With globalization, nonnative speech recognition is becoming a popular issue in automatic speech recognition (ASR). As apposed to native one, current speech recognition is known to perform considerably worse when recognizing nonnative speech, which results in word error rates of two to three times native error rates.
To solve the problem, researchers of Institute of Acoustics, Chinese Academy of Sciences carried out a series of experiments and developed a state-based bilingual model modification approach to improve nonnative speech recognition accuracy, when great variations of accented pronunciations occur.
Their experiment is restricted to nonnative English spoken by native speakers of Mandarin. All the training and testing data described were recorded and digitized at 8 KHz sampling rate with 16-bit resolutions. The speech feature vector used in the research consists of 36 components (12 PLP parameters, and their first and second order time derivatives), which is analyzed at a 10msec frame rate with a 25msec window size. Cepstral Mean Subtraction (CMS) is employed.

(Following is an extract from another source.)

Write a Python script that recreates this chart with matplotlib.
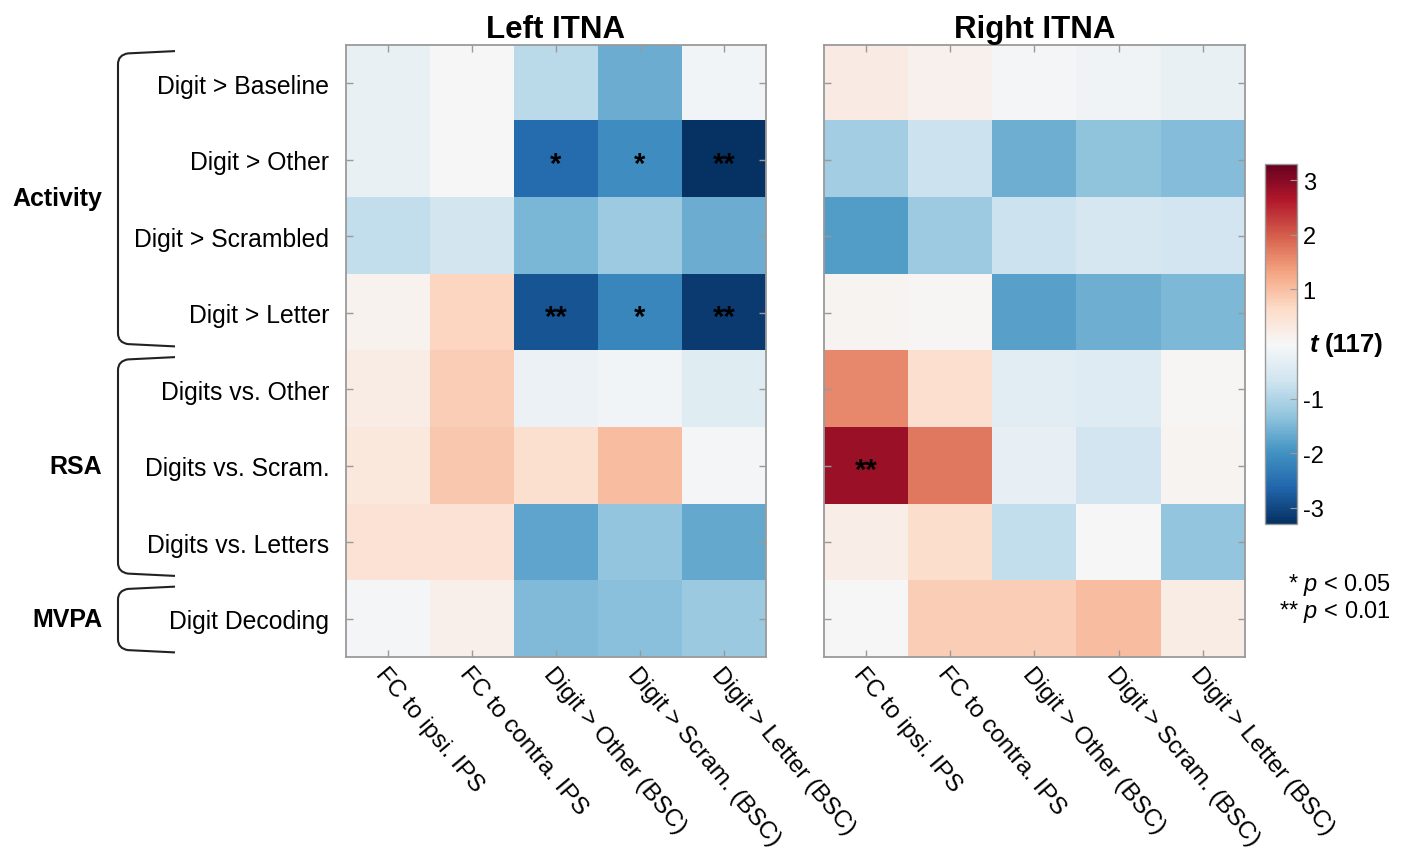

In the followoign experiment, each state of baseline nonnative acoustic model is modified with several candidate states from the auxiliary acoustic model, which is trained by speakers' mother language. State mapping criterion and n-best candidates are investigated, and different numbers of Gaussian mixtures of the auxiliary acoustic model are compared based on a grammar-constrained speech recognition system.
Using this bilingual model modification approach, compared to the nonnative acoustic model which has already been well trained by adaptation technique MAP, the Phrase Error Rate further achieves an 11.7% relative reduction, while only a small relative increase on Real Time Factor occurs.